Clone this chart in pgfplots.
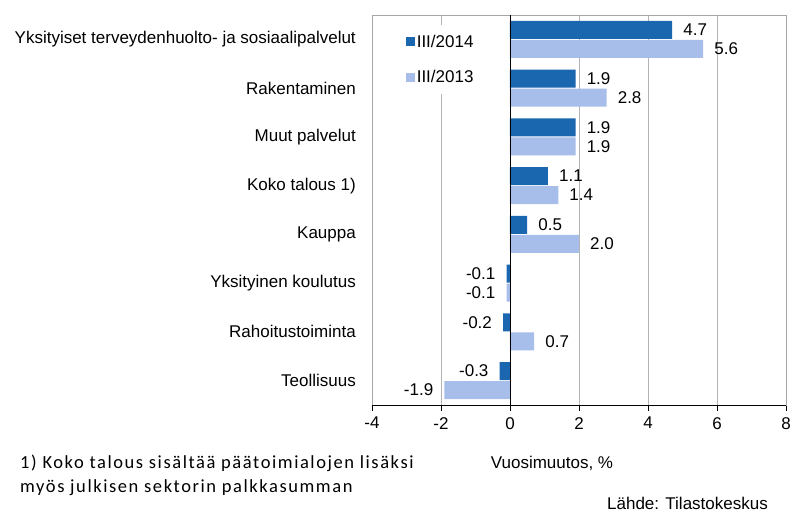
\documentclass[border=0pt]{standalone}
\usepackage{pgfplots}
\pgfplotsset{compat=1.18}
\usepackage{fontspec}
\setmainfont{Liberation Sans}
\newfontfamily\notefont[LetterSpace=8.5]{Carlito}
\definecolor{dark}{HTML}{1A66AF}
\definecolor{light}{HTML}{A7BDEA}
\definecolor{gridc}{HTML}{B4B4B4}
\begin{document}
\begin{tikzpicture}
\useasboundingbox (-372bp,-107bp) rectangle (420bp,405bp);
\begin{axis}[
  scale only axis,
  width=414bp, height=390bp,
  at={(0,0)}, anchor=south west,
  xbar, bar width=18bp,
  xmin=-4, xmax=8, ymin=-0.5, ymax=7.5,
  xtick={-4,-2,0,2,4,6,8},
  ytick={0,1,2,3,4,5,6,7},
  yticklabels={Teollisuus,Rahoitustoiminta,Yksityinen koulutus,Kauppa,Koko talous 1),Muut palvelut,Rakentaminen,Yksityiset terveydenhuolto- ja sosiaalipalvelut},
  xmajorgrids, grid style={gridc, line width=0.8bp},
  axis line style={draw=gray!70, line width=0.8bp},
  xtick pos=bottom, ytick pos=left,
  tick align=outside,
  major x tick style={black, line width=0.8bp},
  xtick style={black, line width=0.8bp},
  major tick length=6bp,
  ytick style={draw=none},
  /pgf/number format/assume math mode=true,
  tick label style={font=\fontsize{17bp}{19bp}\selectfont},
  yticklabel style={inner sep=0pt, xshift=-10bp},
  xticklabel style={inner sep=0pt, yshift=-6bp},
  nodes near coords={\pgfmathprintnumber[fixed,fixed zerofill,precision=1]{\pgfplotspointmeta}},
  every node near coord/.append style={font=\fontsize{17bp}{19bp}\selectfont, black, inner xsep=11bp, inner ysep=0pt},
  nodes near coords align={horizontal},
  legend image code/.code={\fill[#1] (0bp,-4.5bp) rectangle (9bp,4.5bp);},
  legend style={at={(0.063,0.974)}, anchor=north west, draw=none, fill=white,
    inner xsep=8bp, inner ysep=8bp, row sep=19bp,
    font=\fontsize{17bp}{19bp}\selectfont, cells={anchor=west},
    nodes={inner sep=1.5bp}},
  clip=false,
]
\addplot[fill=dark, draw=none, bar shift=9.5bp] coordinates {
  (-0.3,0) (-0.2,1) (-0.1,2) (0.5,3) (1.1,4) (1.9,5) (1.9,6) (4.7,7)};
\addlegendentry{III/2014}
\addplot[fill=light, draw=none, bar shift=-9.5bp] coordinates {
  (-1.9,0) (0.7,1) (-0.1,2) (2.0,3) (1.4,4) (1.9,5) (2.8,6) (5.6,7)};
\addlegendentry{III/2013}
\draw[black, line width=0.8bp] (axis cs:0,-0.5) -- (axis cs:0,7.5);
\draw[black, line width=0.8bp] (rel axis cs:0,0) -- (rel axis cs:1,0);
\end{axis}
\node[anchor=west, inner sep=0pt, font=\notefont\fontsize{18.5bp}{20bp}\selectfont] at (-352bp,-58bp) {1) Koko talous sisältää päätoimialojen lisäksi};
\node[anchor=west, inner sep=0pt, font=\notefont\fontsize{18.5bp}{20bp}\selectfont] at (-352bp,-83bp) {myös julkisen sektorin palkkasumman};
\node[inner sep=0pt, font=\fontsize{17bp}{19bp}\selectfont] at (180bp,-58bp) {Vuosimuutos, \%};
\node[anchor=east, inner sep=0pt, font=\fontsize{17bp}{19bp}\selectfont] at (396bp,-98bp) {Lähde: Tilastokeskus};
\end{tikzpicture}
\end{document}
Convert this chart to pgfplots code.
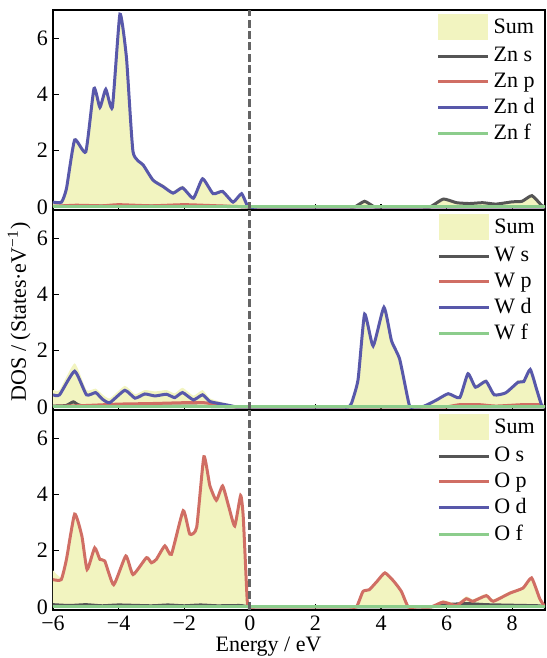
\documentclass[border=0pt]{standalone}
\usepackage{fontspec}
\setmainfont{Liberation Serif}
\usepackage{pgfplots}
\usepackage{pgfplotstable}
\pgfplotsset{compat=1.18}
\usepgfplotslibrary{groupplots}

\definecolor{sumc}{RGB}{242,244,192}
\definecolor{sc}{RGB}{85,85,85}
\definecolor{pc}{RGB}{208,110,100}
\definecolor{dc}{RGB}{88,88,170}
\definecolor{fc}{RGB}{140,205,140}
\definecolor{zc}{RGB}{100,100,100}

% ---------- Zn panel ----------
\pgfplotstableread{
E v
-6.00 0.20
-5.74 0.20
-5.59 0.70
-5.34 2.45
-5.00 2.02
-4.75 4.28
-4.57 3.60
-4.39 4.25
-4.19 3.60
-3.96 6.90
-3.76 5.35
-3.56 2.02
-3.25 1.55
-2.95 1.02
-2.64 0.80
-2.34 0.56
-2.05 0.76
-1.72 0.38
-1.44 1.06
-1.12 0.53
-0.83 0.61
-0.51 0.23
-0.25 0.52
-0.05 0.02
0.20 0.00
0.50 0.00
2.90 0.00
3.20 0.00
3.50 0.22
3.80 0.00
4.10 0.00
5.20 0.00
5.50 0.02
5.90 0.30
6.30 0.17
6.70 0.14
7.10 0.17
7.50 0.12
8.00 0.20
8.30 0.22
8.60 0.42
8.90 0.05
9.00 0.00
}\sumA
\pgfplotstableread{
E v
-6.00 0.02
-5.00 0.03
-4.00 0.02
-3.00 0.03
-2.00 0.02
-1.00 0.02
0.00 0.00
0.30 0.00
2.90 0.00
3.20 0.00
3.50 0.20
3.80 0.00
4.10 0.00
5.20 0.00
5.50 0.00
5.90 0.28
6.30 0.15
6.70 0.12
7.10 0.15
7.50 0.10
8.00 0.18
8.30 0.20
8.60 0.40
8.90 0.05
9.00 0.00
}\sA
\pgfplotstableread{
E v
-6.00 0.02
-5.30 0.06
-4.50 0.04
-4.00 0.08
-3.00 0.04
-2.00 0.08
-1.00 0.04
0.00 0.00
0.30 0.00
9.00 0.00
}\pA
\pgfplotstableread{
E v
-6.00 0.17
-5.74 0.17
-5.59 0.65
-5.34 2.38
-5.00 1.96
-4.75 4.21
-4.57 3.54
-4.39 4.18
-4.19 3.54
-3.96 6.85
-3.76 5.30
-3.56 1.96
-3.25 1.49
-2.95 0.95
-2.64 0.72
-2.34 0.49
-2.05 0.68
-1.72 0.31
-1.44 1.00
-1.12 0.47
-0.83 0.55
-0.51 0.17
-0.25 0.47
-0.05 0.00
0.25 0.00
0.60 0.00
9.00 0.00
}\dA
\pgfplotstableread{
E v
-6.00 0.00
9.00 0.00
}\zeroT

% ---------- W panel ----------
\pgfplotstableread{
E v
-6.00 0.60
-5.80 0.60
-5.34 1.55
-4.98 0.60
-4.70 0.65
-4.50 0.45
-4.27 0.30
-3.81 0.75
-3.50 0.45
-3.20 0.60
-2.89 0.55
-2.54 0.60
-2.29 0.48
-2.05 0.68
-1.72 0.40
-1.44 0.60
-1.21 0.30
-0.70 0.12
-0.40 0.02
-0.20 0.00
0.10 0.00
2.70 0.00
3.00 0.00
3.10 0.13
3.30 0.97
3.50 3.30
3.76 2.17
4.09 3.54
4.32 2.35
4.57 1.69
4.86 0.07
5.00 0.00
5.30 0.02
5.70 0.27
6.05 0.50
6.40 0.40
6.65 1.25
6.88 0.78
7.20 0.98
7.45 0.48
7.80 0.55
8.18 0.95
8.35 0.98
8.55 1.40
8.75 0.68
8.90 0.08
9.00 0.00
}\sumB
\pgfplotstableread{
E v
-6.00 0.03
-5.60 0.05
-5.38 0.18
-5.15 0.05
-4.00 0.03
-2.00 0.03
-0.50 0.00
-0.20 0.00
9.00 0.00
}\sB
\pgfplotstableread{
E v
-6.00 0.02
-5.00 0.05
-4.00 0.10
-3.00 0.12
-2.00 0.15
-1.40 0.15
-0.80 0.05
-0.40 0.00
-0.10 0.00
5.70 0.00
6.00 0.00
6.40 0.08
7.00 0.08
7.50 0.03
8.30 0.08
8.80 0.08
9.00 0.00
}\pB
\pgfplotstableread{
E v
-6.00 0.43
-5.80 0.43
-5.34 1.27
-4.98 0.43
-4.70 0.51
-4.50 0.28
-4.27 0.15
-3.81 0.59
-3.50 0.31
-3.20 0.46
-2.89 0.39
-2.54 0.45
-2.29 0.33
-2.05 0.51
-1.72 0.25
-1.44 0.43
-1.21 0.19
-0.70 0.07
-0.40 0.00
-0.10 0.00
2.70 0.00
3.00 0.00
3.10 0.13
3.30 0.97
3.50 3.30
3.76 2.17
4.09 3.54
4.32 2.35
4.57 1.69
4.86 0.07
5.00 0.00
5.30 0.02
5.70 0.25
6.05 0.47
6.40 0.33
6.65 1.18
6.88 0.70
7.20 0.91
7.45 0.43
7.80 0.50
8.18 0.88
8.35 0.90
8.55 1.33
8.75 0.60
8.90 0.05
9.00 0.00
}\dB

% ---------- O panel ----------
\pgfplotstableread{
E v
-6.00 1.30
-5.75 1.05
-5.59 1.75
-5.34 3.36
-5.12 2.58
-4.96 1.39
-4.73 2.16
-4.57 1.75
-4.42 1.69
-4.15 0.85
-3.78 1.87
-3.56 1.21
-3.15 1.81
-3.00 1.63
-2.85 1.75
-2.59 2.23
-2.39 1.93
-2.03 3.48
-1.83 2.65
-1.62 2.89
-1.40 5.40
-1.22 4.38
-1.02 3.85
-0.83 4.36
-0.65 3.66
-0.46 2.94
-0.28 4.02
-0.20 3.30
-0.08 0.30
-0.02 0.00
0.30 0.00
2.95 0.00
3.25 0.00
3.45 0.58
3.64 0.64
3.88 0.95
4.12 1.25
4.39 0.95
4.62 0.58
4.83 0.02
5.10 0.02
5.53 0.02
5.89 0.24
6.30 0.12
6.60 0.38
6.80 0.27
7.21 0.47
7.42 0.27
7.93 0.55
8.33 0.72
8.59 1.08
8.84 0.32
9.00 0.00
}\sumC
\pgfplotstableread{
E v
-6.00 0.08
-5.50 0.05
-5.00 0.08
-4.50 0.04
-4.00 0.07
-3.00 0.04
-2.50 0.07
-2.00 0.04
-1.50 0.07
-1.00 0.04
-0.30 0.05
0.00 0.00
0.30 0.00
5.20 0.00
5.50 0.00
6.00 0.08
6.60 0.12
7.20 0.08
8.00 0.06
8.80 0.04
9.00 0.00
}\sC
\pgfplotstableread{
E v
-6.00 0.97
-5.75 0.97
-5.59 1.69
-5.34 3.30
-5.12 2.52
-4.96 1.33
-4.73 2.10
-4.57 1.69
-4.42 1.63
-4.15 0.79
-3.78 1.81
-3.56 1.15
-3.15 1.75
-3.00 1.57
-2.85 1.69
-2.59 2.17
-2.39 1.87
-2.03 3.42
-1.83 2.59
-1.62 2.83
-1.40 5.34
-1.22 4.32
-1.02 3.79
-0.83 4.30
-0.65 3.60
-0.46 2.88
-0.28 3.96
-0.20 3.20
-0.08 0.25
-0.02 0.00
0.30 0.00
2.95 0.00
3.25 0.00
3.45 0.55
3.64 0.61
3.88 0.91
4.12 1.21
4.39 0.91
4.62 0.55
4.83 0.00
5.10 0.00
5.53 0.00
5.89 0.17
6.30 0.05
6.60 0.29
6.80 0.20
7.21 0.40
7.42 0.20
7.93 0.49
8.33 0.67
8.59 1.03
8.84 0.29
9.00 0.00
}\pC

\pgfplotsset{
  dosl/.style={line width=1.5pt, smooth, tension=0.3, no marks},
  sumfill/.style={fill=sumc, draw=none, smooth, tension=0.3, no marks,
    legend image code/.code={\fill[sumc] (0pt,-6.5pt) rectangle (25pt,6.5pt);}},
}

\begin{document}
\begin{tikzpicture}[font=\fontsize{11}{13}\selectfont]
\begin{groupplot}[
  group style={group size=1 by 3, vertical sep=0pt, xticklabels at=edge bottom},
  scale only axis,
  width=246pt, height=100pt,
  xmin=-6, xmax=9, ymin=-0.11, ymax=7,
  xtick={-6,-4,-2,0,2,4,6,8},
  xticklabels={−6,−4,−2,0,2,4,6,8},
  ytick={0,2,4,6},
  xtick pos=bottom, ytick pos=left,
  tick align=inside,
  major tick length=3pt,
  tick style={black, line width=0.6pt},
  axis line style={line width=0.8pt},
  label style={font=\fontsize{11}{13}\selectfont},
  tick label style={font=\fontsize{11}{13}\selectfont},
  /pgf/number format/assume math mode=true,
  xticklabel style={yshift=0.5pt},
  yticklabel style={xshift=1pt},
  legend image code/.code={\draw[#1] (0pt,0pt) -- (25pt,0pt);},
  legend style={at={(1,1)}, anchor=north east, draw=none, fill=none,
    font=\fontsize{11}{13}\selectfont, inner xsep=3pt, inner ysep=2pt,
    nodes={inner ysep=0.5pt},
    row sep=3pt, cells={anchor=west},
    /tikz/every even column/.append style={column sep=2.5pt}},
]
\nextgroupplot
\addplot[sumfill] table {\sumA} \closedcycle;
\addplot[dosl, sc] table {\sA};
\addplot[dosl, pc] table {\pA};
\addplot[dosl, dc] table {\dA};
\addplot[dosl, fc] table {\zeroT};
\addplot[zc, line width=1.5pt, dash pattern=on 4pt off 1.7pt, forget plot] coordinates {(0,-0.11) (0,7)};
\coordinate (tl) at (rel axis cs:0,1);
\legend{Sum, Zn s, Zn p, Zn d, Zn f}

\nextgroupplot[ylabel={DOS / (States·eV\textsuperscript{−1})},
  ylabel style={at={(axis description cs:-0.069,0.49)}, anchor=center}]
\addplot[sumfill] table {\sumB} \closedcycle;
\addplot[dosl, sc] table {\sB};
\addplot[dosl, pc] table {\pB};
\addplot[dosl, dc] table {\dB};
\addplot[dosl, fc] table {\zeroT};
\addplot[zc, line width=1.5pt, dash pattern=on 4pt off 1.7pt, forget plot] coordinates {(0,-0.11) (0,7)};
\legend{Sum, W s, W p, W d, W f}

\nextgroupplot[xlabel={Energy / eV},
  xlabel style={at={(axis description cs:0.438,0)}, anchor=base, yshift=-20.5pt}]
\addplot[sumfill] table {\sumC} \closedcycle;
\addplot[dosl, sc] table {\sC};
\addplot[dosl, pc] table {\pC};
\addplot[dosl, dc] table {\zeroT};
\addplot[dosl, fc] table {\zeroT};
\addplot[zc, line width=1.5pt, dash pattern=on 4pt off 1.7pt, forget plot] coordinates {(0,-0.11) (0,7)};
\coordinate (br) at (rel axis cs:1,0);
\legend{Sum, O s, O p, O d, O f}
\end{groupplot}
\pgfresetboundingbox
\useasboundingbox ([shift={(-26.5pt,5pt)}]tl) rectangle ([shift={(0.5pt,-24pt)}]br);
\end{tikzpicture}
\end{document}
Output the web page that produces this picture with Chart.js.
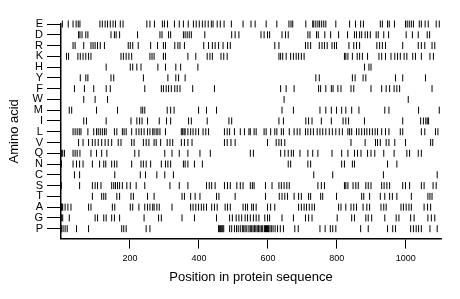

——

- _EXERCISE DIRECTIONS_
Look through the listing above. Pick out each line with "this" and copy it.

- _TASK SOLUTION_
Clone this chart in pgfplots.
Convert this chart to pgfplots code.
Output the web page that produces this picture with Chart.js.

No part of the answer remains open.